start

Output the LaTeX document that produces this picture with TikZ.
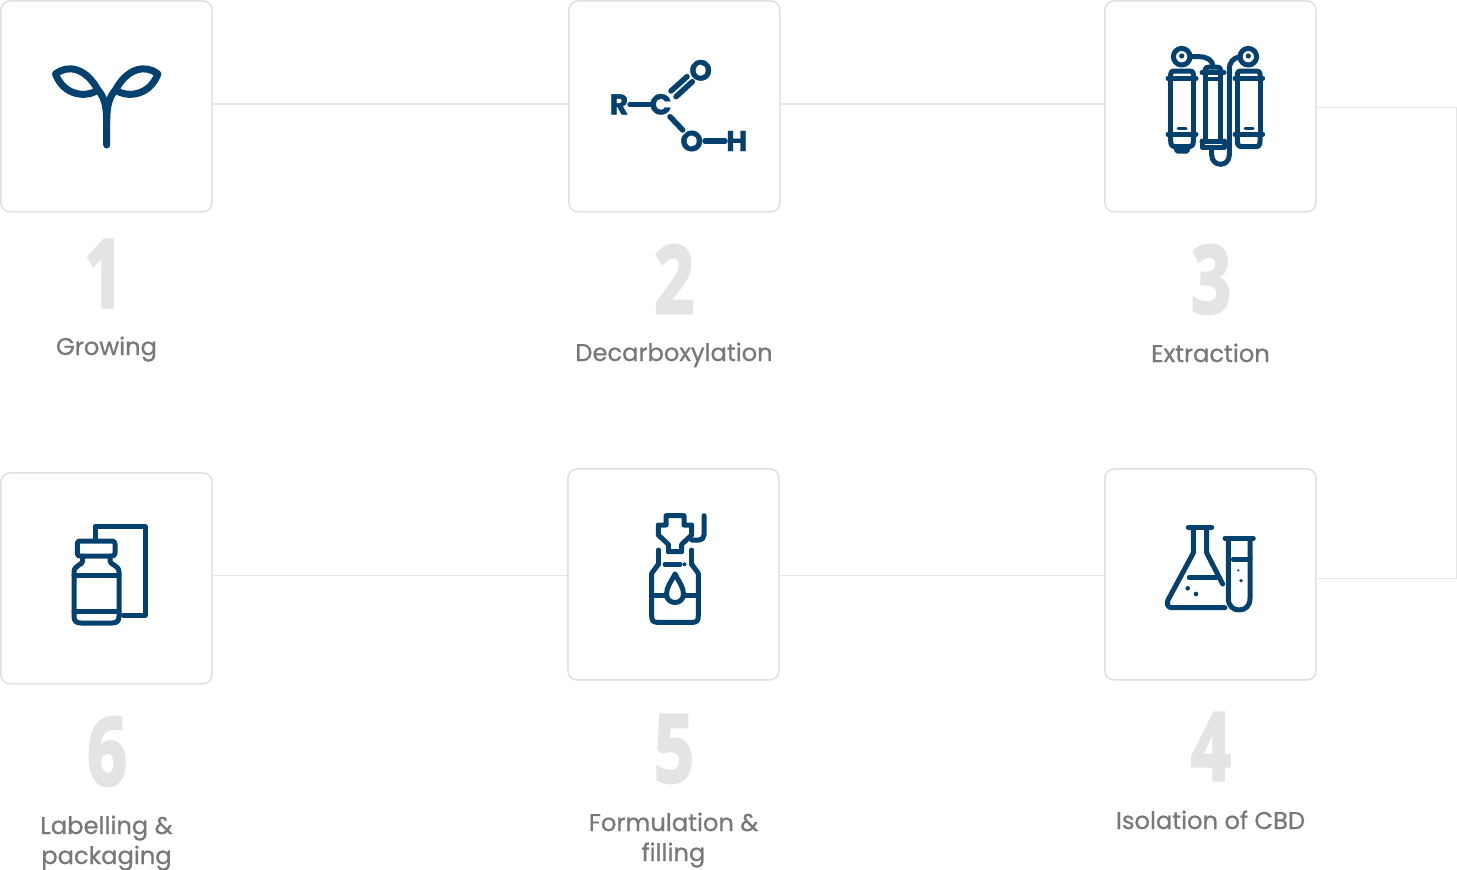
\documentclass[tikz,border=0pt]{standalone}
\usepackage{fontspec}
\setmainfont{Poppins}[FakeBold=0.7]
\newfontfamily\numfont{Open Sans}[BoldFont={Open Sans Bold},BoldFeatures={FakeBold=3.2}]
\newfontfamily\chemfont{Poppins}[BoldFont={Poppins Bold},BoldFeatures={FakeBold=1.5}]
\definecolor{ink}{HTML}{05416F}
\definecolor{edge}{HTML}{E0E0E2}
\definecolor{conn}{HTML}{E6E6E8}
\definecolor{numc}{HTML}{E4E4E6}
\definecolor{lab}{HTML}{787878}
\tikzset{
 x=1pt,y=-1pt,
 stepbox/.style={draw=edge,line width=1.5pt,rounded corners=9pt,minimum size=211pt,inner sep=0pt,anchor=north west,fill=white},
 conline/.style={draw=conn,line width=1.5pt},
 conthin/.style={draw=conn,line width=1pt},
 numtext/.style={text=numc,font=\fontsize{94}{94}\selectfont\numfont\bfseries,xscale=.74,anchor=base,inner sep=0pt},
 labtext/.style={text=lab,font=\fontsize{24.2}{30}\selectfont,align=center,anchor=base,inner sep=0pt},
 chem/.style={text=ink,font=\fontsize{28.5}{28.5}\selectfont\chemfont\bfseries,inner sep=0pt},
 icon/.style={draw=ink,line width=5pt,line cap=round,line join=round},
 bond/.style={draw=ink,line width=5.5pt,line cap=round},
}
\begin{document}
\begin{tikzpicture}
\useasboundingbox (0,0) rectangle (1457,870);
\node[stepbox] (b1) at (0.2,0.2) {};
\node[stepbox] (b2) at (568.2,0.2) {};
\node[stepbox] (b3) at (1104.2,0.2) {};
\node[stepbox] (b6) at (0.2,472.2) {};
\node[stepbox] (b5) at (567.2,468.2) {};
\node[stepbox] (b4) at (1104.2,468.2) {};
\coordinate (ca) at (1456,107);
\coordinate (cb) at (1456,578);
\draw[conline] (b1.east |- 0,104) -- (b2.west |- 0,104);
\draw[conline] (b2.east |- 0,104) -- (b3.west |- 0,104);
\draw[conthin] (b3.east |- ca) -- (ca) -- (cb) -- (b4.east |- cb);
\draw[conthin] (b4.west |- 0,575) -- (b5.east |- 0,575);
\draw[conthin] (b5.west |- 0,575) -- (b6.east |- 0,575);
% numbers
\node[numtext] (n1) at (104,307) {1};
\node[numtext] (n2) at (674,313) {2};
\node[numtext] (n3) at (1211,313) {3};
\node[numtext] (n4) at (1211,780) {4};
\node[numtext] (n5) at (674,782) {5};
\node[numtext] (n6) at (107,785) {6};
% labels
\node[labtext] (l1) at (106.5,355) {Growing};
\node[labtext] (l2) at (674,361) {Decarboxylation};
\node[labtext] (l3) at (1210.5,362) {Extraction};
\node[labtext] (l4) at (1210.5,829) {Isolation of CBD};
\node[labtext] (l5) at (673.5,861) {Formulation \&\\filling};
\node[labtext] (l6) at (106.5,864) {Labelling \&\\packaging};
% sprout
\begin{scope}[draw=ink,line width=7pt,line cap=round,line join=round]
\draw[ink] (106.7,145) -- (106.7,122) .. controls (106.7,105) and (104,97) .. (98,90)
  .. controls (86,68) and (68,64) .. (55.5,74) .. controls (64,96) and (86,98) .. (98,90);
\draw[ink] (106.7,122) .. controls (106.7,105) and (109.4,97) .. (115.4,90)
  .. controls (127.4,68) and (145.4,64) .. (157.9,74) .. controls (149.4,96) and (127.4,98) .. (115.4,90);
\end{scope}
% chem
\node[chem] (r) at (619,104.3) {R};
\node[chem] (c) at (660.7,104.3) {C};
\node[chem] (o1) at (700.7,70.3) {O};
\node[chem] (o2) at (691.7,141) {O};
\node[chem] (h) at (736.7,141) {H};
\draw[bond] (630,104.3) -- (650,104.3);
\draw[bond] (671,91) -- (687,76.7);
\draw[bond] (676,96.7) -- (692.3,81.7);
\draw[bond] (670,116.7) -- (682.7,130);
\draw[bond] (705,141) -- (725,141);
% extraction
\begin{scope}
\draw[icon] (1181.7,56.7) circle (8.3);
\fill[ink] (1181.7,56) circle (2.6);
\draw[icon] (1248.3,56.7) circle (8.3);
\fill[ink] (1248.3,56) circle (2.6);
% left cylinder
\draw[icon] (1170.7,78.3) -- (1170.7,74) .. controls (1170.7,72) and (1172,71) .. (1174,71) -- (1190,71) .. controls (1192,71) and (1193.3,72) .. (1193.3,74) -- (1193.3,78.3);
\draw[icon] (1168,78.3) -- (1196,78.3);
\draw[icon] (1170.7,78.3) -- (1170.7,134.3) (1193.3,78.3) -- (1193.3,134.3);
\draw[icon] (1168,134.3) -- (1196,134.3);
\draw[icon] (1170.7,134.3) -- (1170.7,141) .. controls (1170.7,145) and (1172,146.7) .. (1176,146.7) -- (1188,146.7) .. controls (1192,146.7) and (1193.3,145) .. (1193.3,141) -- (1193.3,134.3);
\draw[icon] (1176,147) -- (1177,151) -- (1187,151) -- (1188,147);
\draw[icon,line width=3pt] (1178,128.3) -- (1186,128.3);
% right cylinder
\draw[icon] (1237.3,78.3) -- (1237.3,74) .. controls (1237.3,72) and (1238.6,71) .. (1240.6,71) -- (1256.6,71) .. controls (1258.6,71) and (1260,72) .. (1260,74) -- (1260,78.3);
\draw[icon] (1235,78.3) -- (1262.7,78.3);
\draw[icon] (1237.3,78.3) -- (1237.3,134.3) (1260,78.3) -- (1260,134.3);
\draw[icon] (1235,134.3) -- (1262.7,134.3);
\draw[icon] (1237.3,134.3) -- (1237.3,141) .. controls (1237.3,145) and (1238.6,146.7) .. (1242.6,146.7) -- (1255,146.7) .. controls (1259,146.7) and (1260,145) .. (1260,141) -- (1260,134.3);
\draw[icon,line width=3pt] (1245,128.3) -- (1253,128.3);
% middle cylinder
\draw[icon] (1205,72) -- (1205,70) .. controls (1205,68) and (1207,67) .. (1209,67) -- (1217,67) .. controls (1219,67) and (1220.7,68) .. (1220.7,70) -- (1220.7,72);
\draw[icon] (1202,72.5) -- (1224,72.5);
\draw[icon,line width=3.5pt] (1205,79) -- (1220.7,79);
\draw[icon] (1205,72) -- (1205,141) (1220.7,72) -- (1220.7,141);
\draw[icon] (1202,141) -- (1202,147.7) -- (1224,147.7) -- (1224,141);
\draw[icon] (1202,141) -- (1224,141);
% pipes
\draw[icon] (1190,56.7) -- (1199,56.7) .. controls (1207,56.7) and (1213,60) .. (1213,67);
\draw[icon] (1240,56.7) .. controls (1233,58) and (1229.3,62) .. (1229.3,70) -- (1229.3,155) .. controls (1229.3,161) and (1225,164.3) .. (1220.5,164.3) .. controls (1216,164.3) and (1211.7,161) .. (1211.7,155) -- (1211.7,148);
\end{scope}
% flask
\draw[icon] (1188.3,527.3) -- (1211.7,527.3);
\draw[icon] (1193.3,527.3) -- (1193.3,553) -- (1168,600) .. controls (1166,604) and (1168,607.7) .. (1172,607.7) -- (1225,607.7);
\draw[icon] (1206.7,527.3) -- (1206.7,553) -- (1222.7,584);
\draw[icon] (1189.3,577.3) -- (1216.7,577.3);
\fill[ink] (1187.7,588.3) circle (2.3) (1196,594) circle (2.3);
\draw[icon] (1225,538.3) -- (1253.3,538.3);
\draw[icon] (1228.3,538.3) -- (1228.3,598.3) .. controls (1228.3,606) and (1233,610) .. (1239.15,610) .. controls (1245.3,610) and (1250,606) .. (1250,598.3) -- (1250,538.3);
\draw[icon] (1233.3,559.3) -- (1250,559.3);
\fill[ink] (1238.3,570.3) circle (1.2) (1241,580.7) circle (1.8);
% bottle with dropper
\draw[icon] (666,515.7) -- (684,515.7) -- (684,525) -- (691.7,525) -- (691.7,535) -- (681.7,544.3) -- (681.7,551.7) -- (668.3,551.7) -- (668.3,544.3) -- (658.3,535) -- (658.3,525) -- (666,525) -- cycle;
\draw[icon] (704,515.7) -- (704,535) .. controls (704,538) and (702,540) .. (699,540) -- (691.7,540);
\draw[icon] (658.3,550) -- (658.3,564.3) (691.7,550) -- (691.7,564.3);
\draw[icon] (665,564.3) -- (680,564.3);
\fill[ink] (684.5,564.3) circle (2);
\draw[icon] (658.3,564.3) -- (651.7,573.3) -- (651.7,616) .. controls (651.7,620) and (653,622.3) .. (657,622.3) -- (693,622.3) .. controls (697,622.3) and (698.3,620) .. (698.3,616) -- (698.3,573.3) -- (691.7,564.3);
\draw[icon] (675,574) .. controls (671,582) and (666.5,587) .. (666.5,594) .. controls (666.5,599) and (670,602.5) .. (675,602.5) .. controls (680,602.5) and (683.5,599) .. (683.5,594) .. controls (683.5,587) and (679,582) .. (675,574);
\draw[icon] (651.7,595) -- (666.5,595) (683.5,595) -- (698.3,595);
% label bottle
\draw[icon] (95,538.3) -- (95,526.7) -- (145,526.7) -- (145,615) -- (123.3,615);
\draw[icon] (80,541) -- (112,541) .. controls (114,541) and (115,542) .. (115,544) -- (115,553) .. controls (115,555) and (114,556) .. (112,556) -- (80,556) .. controls (78,556) and (77.3,555) .. (77.3,553) -- (77.3,544) .. controls (77.3,542) and (78,541) .. (80,541) -- cycle;
\draw[icon] (82.7,556) -- (82.7,561) .. controls (82.7,565) and (74,565) .. (74,572) -- (74,616) .. controls (74,621) and (76,623) .. (81,623) -- (112,623) .. controls (117,623) and (119,621) .. (119,616) -- (119,572) .. controls (119,565) and (110,565) .. (110,561) -- (110,556);
\draw[icon] (74,575) -- (119,575) (74,611) -- (119,611);
\end{tikzpicture}
\end{document}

end

_What needs to be done_:
Show the lines of the data that hold the word "with".

_Answer to the task_:
Output the LaTeX document that produces this picture with TikZ.
% bottle with dropper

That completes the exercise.